Obama himself seems aware of his unfulfilled promises. Therefore, hot rumour in informed Washington circles has it that instead of going into a shell in his last few months in office, as has been the usual practice of his predecessors, Obama seems to be preparing to announce a dramatic new "no-first-use" nuclear security doctrine before he demits office. For fear that this will probably be rejected by the Senate or even both Houses of Congress, alternative scenarios are being projected, but none of these is likely to bind his successors. Nevertheless, some progress towards justifying the Nobel Prize is on the cards. 

Meanwhile, the UN's Open Ended Working Group, set up to end the years-long impasse in the UN's Conference on Disarmament where Pakistan is blocking any discussion on a proposed Fissile Materials Cut-Off treaty and the US, in retaliation, is refusing to allow discussion on anything else that might be meaningful, has just passed by a huge majority a resolution requesting the UN General Assembly to recommend the commencement of UN-led negotiations by next year at the latest on the elimination of nuclear weapons. 

Unfortunately, the Modi government decided to keep out of the Open Ended Working Group, thereby decisively ending the leadership position that India has held in disarmament matters since Independence. The saving grace is that the Modi government is tenuously maintaining the thread of continuity to the Rajiv Gandhi Action Plan. It invoked the RG Action Plan in its defence in the International Court of Justice where India has been arraigned, along with other countries that have conducted nuclear tests, by the Marshall islands (in the Pacific) that the US used as its Kazakhstan for testing out hundreds of nuclear weapons. Also, the BJP representative at the current Astana conference referred to the Action Plan (carefully excluding Rajiv Gandhi's name) in his intervention here. 

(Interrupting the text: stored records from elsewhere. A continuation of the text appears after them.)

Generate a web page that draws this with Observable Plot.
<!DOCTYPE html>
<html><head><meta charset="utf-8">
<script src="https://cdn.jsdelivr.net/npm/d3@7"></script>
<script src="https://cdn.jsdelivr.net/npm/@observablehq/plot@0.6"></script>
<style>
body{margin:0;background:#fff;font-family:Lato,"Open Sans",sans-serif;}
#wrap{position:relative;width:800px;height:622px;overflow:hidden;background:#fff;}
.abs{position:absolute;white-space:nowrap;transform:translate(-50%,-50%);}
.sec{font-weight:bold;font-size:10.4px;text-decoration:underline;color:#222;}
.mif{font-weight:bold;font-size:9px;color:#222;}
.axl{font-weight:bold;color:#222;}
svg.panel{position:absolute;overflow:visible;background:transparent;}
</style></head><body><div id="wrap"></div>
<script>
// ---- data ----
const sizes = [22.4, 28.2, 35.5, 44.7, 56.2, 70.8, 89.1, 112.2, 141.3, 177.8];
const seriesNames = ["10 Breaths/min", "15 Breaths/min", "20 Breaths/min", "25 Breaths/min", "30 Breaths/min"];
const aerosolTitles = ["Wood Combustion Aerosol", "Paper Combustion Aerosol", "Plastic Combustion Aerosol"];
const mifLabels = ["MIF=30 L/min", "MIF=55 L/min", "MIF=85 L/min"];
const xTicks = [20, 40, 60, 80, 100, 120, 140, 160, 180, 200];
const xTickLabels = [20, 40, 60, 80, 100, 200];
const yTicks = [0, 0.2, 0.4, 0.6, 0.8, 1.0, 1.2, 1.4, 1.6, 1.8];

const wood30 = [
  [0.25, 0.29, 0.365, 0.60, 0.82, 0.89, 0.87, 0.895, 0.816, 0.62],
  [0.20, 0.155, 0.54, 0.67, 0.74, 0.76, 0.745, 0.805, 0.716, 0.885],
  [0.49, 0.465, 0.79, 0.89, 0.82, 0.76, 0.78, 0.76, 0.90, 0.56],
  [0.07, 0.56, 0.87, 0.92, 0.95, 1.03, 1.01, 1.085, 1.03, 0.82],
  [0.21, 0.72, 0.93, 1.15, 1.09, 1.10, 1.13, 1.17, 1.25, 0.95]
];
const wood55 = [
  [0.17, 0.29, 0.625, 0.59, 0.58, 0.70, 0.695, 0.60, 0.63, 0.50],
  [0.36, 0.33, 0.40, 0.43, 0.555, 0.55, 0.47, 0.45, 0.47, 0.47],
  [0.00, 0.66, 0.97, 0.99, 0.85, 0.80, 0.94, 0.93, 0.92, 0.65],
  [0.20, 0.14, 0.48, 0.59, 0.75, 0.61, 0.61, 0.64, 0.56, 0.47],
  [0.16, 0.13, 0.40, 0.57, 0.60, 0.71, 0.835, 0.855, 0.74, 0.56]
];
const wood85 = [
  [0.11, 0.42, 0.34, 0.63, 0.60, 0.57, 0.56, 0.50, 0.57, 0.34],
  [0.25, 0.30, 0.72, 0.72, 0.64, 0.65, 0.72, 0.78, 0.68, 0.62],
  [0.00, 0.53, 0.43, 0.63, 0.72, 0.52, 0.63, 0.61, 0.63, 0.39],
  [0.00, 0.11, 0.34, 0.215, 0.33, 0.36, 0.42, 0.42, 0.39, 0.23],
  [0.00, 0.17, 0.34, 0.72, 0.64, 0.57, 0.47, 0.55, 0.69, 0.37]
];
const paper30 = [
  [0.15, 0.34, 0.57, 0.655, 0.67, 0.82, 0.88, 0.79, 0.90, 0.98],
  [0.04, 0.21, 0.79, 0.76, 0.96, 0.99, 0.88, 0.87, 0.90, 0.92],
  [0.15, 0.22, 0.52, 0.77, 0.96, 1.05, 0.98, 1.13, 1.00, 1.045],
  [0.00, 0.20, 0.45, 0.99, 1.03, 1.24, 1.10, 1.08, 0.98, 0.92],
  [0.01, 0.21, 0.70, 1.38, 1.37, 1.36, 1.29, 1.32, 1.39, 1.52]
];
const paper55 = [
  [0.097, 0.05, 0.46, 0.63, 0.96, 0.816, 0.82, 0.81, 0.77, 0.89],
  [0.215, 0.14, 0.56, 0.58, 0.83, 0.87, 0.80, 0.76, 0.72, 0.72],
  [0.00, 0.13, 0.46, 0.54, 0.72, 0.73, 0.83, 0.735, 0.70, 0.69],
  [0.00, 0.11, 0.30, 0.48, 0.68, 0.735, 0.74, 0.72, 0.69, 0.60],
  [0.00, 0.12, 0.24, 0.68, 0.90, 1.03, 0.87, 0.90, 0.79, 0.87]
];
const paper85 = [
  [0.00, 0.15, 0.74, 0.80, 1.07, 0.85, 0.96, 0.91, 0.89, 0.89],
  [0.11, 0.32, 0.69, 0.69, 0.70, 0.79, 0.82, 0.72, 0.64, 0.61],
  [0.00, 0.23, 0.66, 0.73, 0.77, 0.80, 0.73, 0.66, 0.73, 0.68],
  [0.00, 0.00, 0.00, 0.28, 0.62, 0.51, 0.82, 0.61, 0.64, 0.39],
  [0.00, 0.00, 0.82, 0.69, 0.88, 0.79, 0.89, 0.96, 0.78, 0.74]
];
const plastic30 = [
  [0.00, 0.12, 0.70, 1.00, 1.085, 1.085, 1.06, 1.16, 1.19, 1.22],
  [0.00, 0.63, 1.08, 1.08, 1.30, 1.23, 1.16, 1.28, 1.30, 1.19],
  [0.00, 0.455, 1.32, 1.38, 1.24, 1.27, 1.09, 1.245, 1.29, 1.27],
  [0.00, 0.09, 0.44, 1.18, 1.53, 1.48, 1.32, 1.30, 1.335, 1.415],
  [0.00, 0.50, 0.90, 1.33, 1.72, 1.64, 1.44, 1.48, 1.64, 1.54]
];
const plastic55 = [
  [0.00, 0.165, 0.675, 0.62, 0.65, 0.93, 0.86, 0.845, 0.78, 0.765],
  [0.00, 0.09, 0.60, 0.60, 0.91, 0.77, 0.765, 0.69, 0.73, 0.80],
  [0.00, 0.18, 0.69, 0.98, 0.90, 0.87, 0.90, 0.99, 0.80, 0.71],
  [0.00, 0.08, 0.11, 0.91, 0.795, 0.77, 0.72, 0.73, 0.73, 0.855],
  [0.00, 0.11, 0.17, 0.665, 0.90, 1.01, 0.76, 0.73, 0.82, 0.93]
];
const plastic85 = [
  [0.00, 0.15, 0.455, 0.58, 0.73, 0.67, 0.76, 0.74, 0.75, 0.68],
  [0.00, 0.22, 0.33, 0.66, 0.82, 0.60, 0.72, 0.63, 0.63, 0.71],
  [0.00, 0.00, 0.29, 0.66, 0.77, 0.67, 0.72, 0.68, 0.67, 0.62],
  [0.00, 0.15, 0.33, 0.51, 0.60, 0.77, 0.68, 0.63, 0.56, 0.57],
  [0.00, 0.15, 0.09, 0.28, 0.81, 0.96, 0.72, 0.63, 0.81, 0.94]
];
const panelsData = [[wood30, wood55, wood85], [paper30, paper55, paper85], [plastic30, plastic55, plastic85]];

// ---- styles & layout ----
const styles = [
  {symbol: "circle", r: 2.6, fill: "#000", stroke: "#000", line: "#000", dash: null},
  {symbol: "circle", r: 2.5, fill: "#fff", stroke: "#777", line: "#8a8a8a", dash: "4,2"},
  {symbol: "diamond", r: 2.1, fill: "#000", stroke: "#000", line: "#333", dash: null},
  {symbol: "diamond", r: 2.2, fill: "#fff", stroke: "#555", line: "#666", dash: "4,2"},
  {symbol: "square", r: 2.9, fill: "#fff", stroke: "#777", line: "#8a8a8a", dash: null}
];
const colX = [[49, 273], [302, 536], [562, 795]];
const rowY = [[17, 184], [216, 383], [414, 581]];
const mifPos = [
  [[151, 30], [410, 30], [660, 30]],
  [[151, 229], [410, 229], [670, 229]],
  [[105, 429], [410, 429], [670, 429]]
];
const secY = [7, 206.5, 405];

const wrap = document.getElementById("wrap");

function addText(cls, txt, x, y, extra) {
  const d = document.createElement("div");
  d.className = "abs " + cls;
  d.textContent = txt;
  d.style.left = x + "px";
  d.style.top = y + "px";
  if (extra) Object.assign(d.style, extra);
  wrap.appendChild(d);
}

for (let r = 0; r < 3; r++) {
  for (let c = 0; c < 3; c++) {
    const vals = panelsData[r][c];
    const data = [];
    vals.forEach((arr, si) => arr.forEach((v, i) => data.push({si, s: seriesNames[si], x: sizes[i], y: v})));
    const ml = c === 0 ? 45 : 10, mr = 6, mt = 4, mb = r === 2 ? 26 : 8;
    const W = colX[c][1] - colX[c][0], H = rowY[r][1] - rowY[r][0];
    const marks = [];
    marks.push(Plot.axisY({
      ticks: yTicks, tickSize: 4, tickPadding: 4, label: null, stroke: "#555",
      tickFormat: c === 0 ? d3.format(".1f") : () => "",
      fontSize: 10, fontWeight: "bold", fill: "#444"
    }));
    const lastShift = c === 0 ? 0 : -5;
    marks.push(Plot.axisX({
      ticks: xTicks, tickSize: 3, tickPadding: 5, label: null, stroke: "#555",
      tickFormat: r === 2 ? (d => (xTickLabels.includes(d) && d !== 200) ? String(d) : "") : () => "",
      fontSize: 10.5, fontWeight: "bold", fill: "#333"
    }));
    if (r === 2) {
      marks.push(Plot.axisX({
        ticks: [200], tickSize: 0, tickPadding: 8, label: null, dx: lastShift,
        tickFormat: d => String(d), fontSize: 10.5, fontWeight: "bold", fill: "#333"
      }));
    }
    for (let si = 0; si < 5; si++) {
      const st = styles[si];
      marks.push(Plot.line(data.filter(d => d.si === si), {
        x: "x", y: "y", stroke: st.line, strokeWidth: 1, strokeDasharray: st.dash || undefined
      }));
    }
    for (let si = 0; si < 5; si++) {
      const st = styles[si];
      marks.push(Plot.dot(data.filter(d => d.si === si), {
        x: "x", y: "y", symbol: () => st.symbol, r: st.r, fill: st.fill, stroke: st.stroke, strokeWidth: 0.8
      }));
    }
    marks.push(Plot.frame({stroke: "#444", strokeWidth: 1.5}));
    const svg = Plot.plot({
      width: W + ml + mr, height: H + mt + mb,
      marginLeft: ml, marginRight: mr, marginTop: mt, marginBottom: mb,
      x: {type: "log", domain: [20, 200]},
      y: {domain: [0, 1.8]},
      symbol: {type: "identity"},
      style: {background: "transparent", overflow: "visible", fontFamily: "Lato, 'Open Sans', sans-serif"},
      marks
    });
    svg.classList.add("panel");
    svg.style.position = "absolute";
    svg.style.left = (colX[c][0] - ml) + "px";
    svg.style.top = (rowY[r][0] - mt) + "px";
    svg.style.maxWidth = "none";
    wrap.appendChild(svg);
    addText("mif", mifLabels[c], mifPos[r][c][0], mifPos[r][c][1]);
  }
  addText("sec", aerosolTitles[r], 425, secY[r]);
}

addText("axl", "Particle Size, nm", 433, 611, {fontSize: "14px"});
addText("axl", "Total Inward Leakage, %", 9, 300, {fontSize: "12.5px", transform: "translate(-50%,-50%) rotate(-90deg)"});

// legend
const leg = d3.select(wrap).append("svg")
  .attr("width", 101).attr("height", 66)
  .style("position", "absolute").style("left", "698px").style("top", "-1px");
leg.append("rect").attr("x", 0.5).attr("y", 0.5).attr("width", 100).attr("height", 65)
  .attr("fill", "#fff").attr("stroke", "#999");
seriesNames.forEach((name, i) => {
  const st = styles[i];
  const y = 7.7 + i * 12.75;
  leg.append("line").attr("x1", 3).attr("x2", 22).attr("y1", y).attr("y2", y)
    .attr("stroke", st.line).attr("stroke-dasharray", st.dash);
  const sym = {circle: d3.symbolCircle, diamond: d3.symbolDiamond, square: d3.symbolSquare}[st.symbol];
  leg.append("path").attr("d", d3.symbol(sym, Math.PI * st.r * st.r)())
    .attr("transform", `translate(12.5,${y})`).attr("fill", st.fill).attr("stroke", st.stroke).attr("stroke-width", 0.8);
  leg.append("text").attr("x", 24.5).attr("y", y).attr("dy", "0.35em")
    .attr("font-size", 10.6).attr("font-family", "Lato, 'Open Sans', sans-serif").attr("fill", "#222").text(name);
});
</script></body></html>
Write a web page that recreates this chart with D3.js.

There is thus the outside possibility that India might yet retrieve itself in the UN General Assembly, convening in New York next month, if we were to play an active and constructive role on the Open Ended Working group's recommendations instead of hanging on to the coat-tails of the United States as Modi is inclined to do. 

The most recent issue of the Bulletin of Atomic Scientists has just moved its "Doomsday Clock" to three minutes to midnight, the closest the world has come since 1983 to nuclear catastrophe. India should be the sentinel waking the world to these dangers and backing Obama (allegedly our "Major Defense Partner" to go by last June's Modi-Obama joint statement) in his bid to not be a "lame-duck" President, but one who makes a decisive difference in his last weeks as President. 

Will we rise to the occasion? That is the question.

(Mani Shankar Aiyar is former Congress MP, Lok Sabha and Rajya Sabha.)